Like every organization, public or private, the Food & Drug Administration has a budget.  That budget changes from year to year depending on Congress and the Executive Branch.  If that budget gets cut, what does it mean for ordinary citizens?

Let’s first look at the big picture and then drill down.  Here’s a list of the types of products FDA regulates:

  • Food, human & animal
  • Drugs, prescription & OTC
  • Infant formula
  • Medical Devices
  • Dietary Supplements
  • Radiation-Emitting Products
  • Tobacco Products
  • Cosmetics
  • Vaccines, Blood, and Biologics

Quite a list, right?  Near $ 3 Trillion per year of products that FDA is responsible for ensuring safety and effectiveness. 

Now let’s narrow to a common and popular segment that people buy at stores and through the internet, Dietary Supplements.  It’s a big, and growing market:

  • > 50% of Americans take dietary supplements

  • US Market ~ $40B

  • > 3% growth rate in constant $s

FDA does regulate dietary supplements.  Surprised?  Well, they do, but in a more limited way than drugs.  FDA regulates the manufacturing of dietary supplements.  But their ability to regulate the health claims made for dietary supplements is restricted by Congress to almost nothing.

So, if you are wondering whether dietary supplements actually work as advertised, you’re on your own.  Look here to get started.

Nevertheless, FDA has saved many lives by the inspections that they make of dietary supplement facilities.  FDA inspects about 500 plants per year for sanitary conditions, testing, and procedures.  That sounds like a lot, doesn’t it; until you recognize how many dietary supplement plants there are.

Those 500 inspections only amount to 5% of known facilities.  Let’s state that another way.  Each facility can expect to be inspected once every 20 years.  Ask yourself this question, “If I’m the owner of a dietary supplement company, how worried should I be about the next inspection?”

The answer, if you’re a typical owner, is not much.  That’s not to say that owners are bad people.  My experience is that the vast majority want to make good products.  The problem is that it only takes a few bad actors to lower the standards for everyone.  And there are definitely some bad actors in this business. 

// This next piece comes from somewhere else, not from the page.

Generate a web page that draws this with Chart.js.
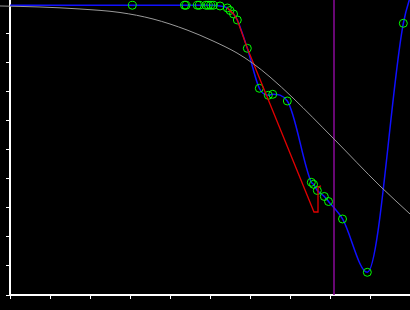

According to The New England Journal of Medicine, “we estimated that 23,005 (95% confidence interval [CI], 18,611 to 27,398) emergency department visits per year were attributed to adverse events related to dietary supplements.”

However, the fact is that even the 500 inspections / yr that FDA makes has saved many lives. 

Now let’s go back to budgets.  FDA’s budget for regulating dietary supplements is about $11 million annually, a tiny fraction of the $40 billion industry it oversees.  What would happen if FDA’s budget gets cut?  That would mean that the 20 year interval between inspections would get even longer.  Essentially removing the threat of an inspection entirely from the tenure of the average owner.  Any cut to FDA’s budget would result in serious increases in the rate of adverse reactions to dietary supplements.